Exercise requirements: Omit all pictures. Copy the rest of the material exactly.
▬▬▬
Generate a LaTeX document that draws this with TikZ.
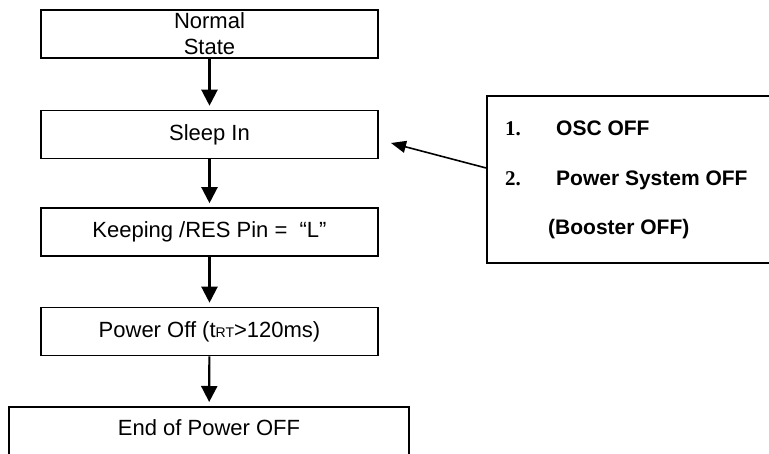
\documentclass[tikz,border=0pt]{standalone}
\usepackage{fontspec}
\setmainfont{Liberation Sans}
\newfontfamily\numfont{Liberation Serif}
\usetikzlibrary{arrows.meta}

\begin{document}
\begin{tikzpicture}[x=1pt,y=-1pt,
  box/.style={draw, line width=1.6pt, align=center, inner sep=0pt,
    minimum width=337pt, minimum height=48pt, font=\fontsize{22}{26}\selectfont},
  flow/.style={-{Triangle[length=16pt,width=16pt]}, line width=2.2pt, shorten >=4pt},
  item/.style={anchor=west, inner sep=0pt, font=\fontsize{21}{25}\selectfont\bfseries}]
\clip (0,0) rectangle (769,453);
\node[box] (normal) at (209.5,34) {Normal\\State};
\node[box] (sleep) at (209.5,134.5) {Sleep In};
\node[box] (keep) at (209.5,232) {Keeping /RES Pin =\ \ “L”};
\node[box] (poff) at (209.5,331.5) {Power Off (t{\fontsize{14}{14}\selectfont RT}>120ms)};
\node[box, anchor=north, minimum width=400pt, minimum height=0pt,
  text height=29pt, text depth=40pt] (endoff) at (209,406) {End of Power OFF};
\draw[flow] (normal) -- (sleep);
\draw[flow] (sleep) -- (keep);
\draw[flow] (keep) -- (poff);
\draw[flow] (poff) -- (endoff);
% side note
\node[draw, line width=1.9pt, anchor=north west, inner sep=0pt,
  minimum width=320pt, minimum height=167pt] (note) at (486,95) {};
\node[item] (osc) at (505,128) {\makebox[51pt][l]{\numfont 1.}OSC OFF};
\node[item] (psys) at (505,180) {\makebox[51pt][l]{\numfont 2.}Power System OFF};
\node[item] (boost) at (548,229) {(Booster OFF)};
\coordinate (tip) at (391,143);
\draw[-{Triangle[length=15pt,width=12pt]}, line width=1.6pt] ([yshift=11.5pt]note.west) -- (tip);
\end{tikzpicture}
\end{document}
▬▬▬
Task output:
Generate a LaTeX document that draws this with TikZ.
\documentclass[tikz,border=0pt]{standalone}
\usepackage{fontspec}
\setmainfont{Liberation Sans}
\newfontfamily\numfont{Liberation Serif}
\usetikzlibrary{arrows.meta}

\begin{document}
\begin{tikzpicture}[x=1pt,y=-1pt,
  box/.style={draw, line width=1.6pt, align=center, inner sep=0pt,
    minimum width=337pt, minimum height=48pt, font=\fontsize{22}{26}\selectfont},
  flow/.style={-{Triangle[length=16pt,width=16pt]}, line width=2.2pt, shorten >=4pt},
  item/.style={anchor=west, inner sep=0pt, font=\fontsize{21}{25}\selectfont\bfseries}]
\clip (0,0) rectangle (769,453);
\node[box] (normal) at (209.5,34) {Normal\\State};
\node[box] (sleep) at (209.5,134.5) {Sleep In};
\node[box] (keep) at (209.5,232) {Keeping /RES Pin =\ \ “L”};
\node[box] (poff) at (209.5,331.5) {Power Off (t{\fontsize{14}{14}\selectfont RT}>120ms)};
\node[box, anchor=north, minimum width=400pt, minimum height=0pt,
  text height=29pt, text depth=40pt] (endoff) at (209,406) {End of Power OFF};
\draw[flow] (normal) -- (sleep);
\draw[flow] (sleep) -- (keep);
\draw[flow] (keep) -- (poff);
\draw[flow] (poff) -- (endoff);
% side note
\node[draw, line width=1.9pt, anchor=north west, inner sep=0pt,
  minimum width=320pt, minimum height=167pt] (note) at (486,95) {};
\node[item] (osc) at (505,128) {\makebox[51pt][l]{\numfont 1.}OSC OFF};
\node[item] (psys) at (505,180) {\makebox[51pt][l]{\numfont 2.}Power System OFF};
\node[item] (boost) at (548,229) {(Booster OFF)};
\coordinate (tip) at (391,143);
\draw[-{Triangle[length=15pt,width=12pt]}, line width=1.6pt] ([yshift=11.5pt]note.west) -- (tip);
\end{tikzpicture}
\end{document}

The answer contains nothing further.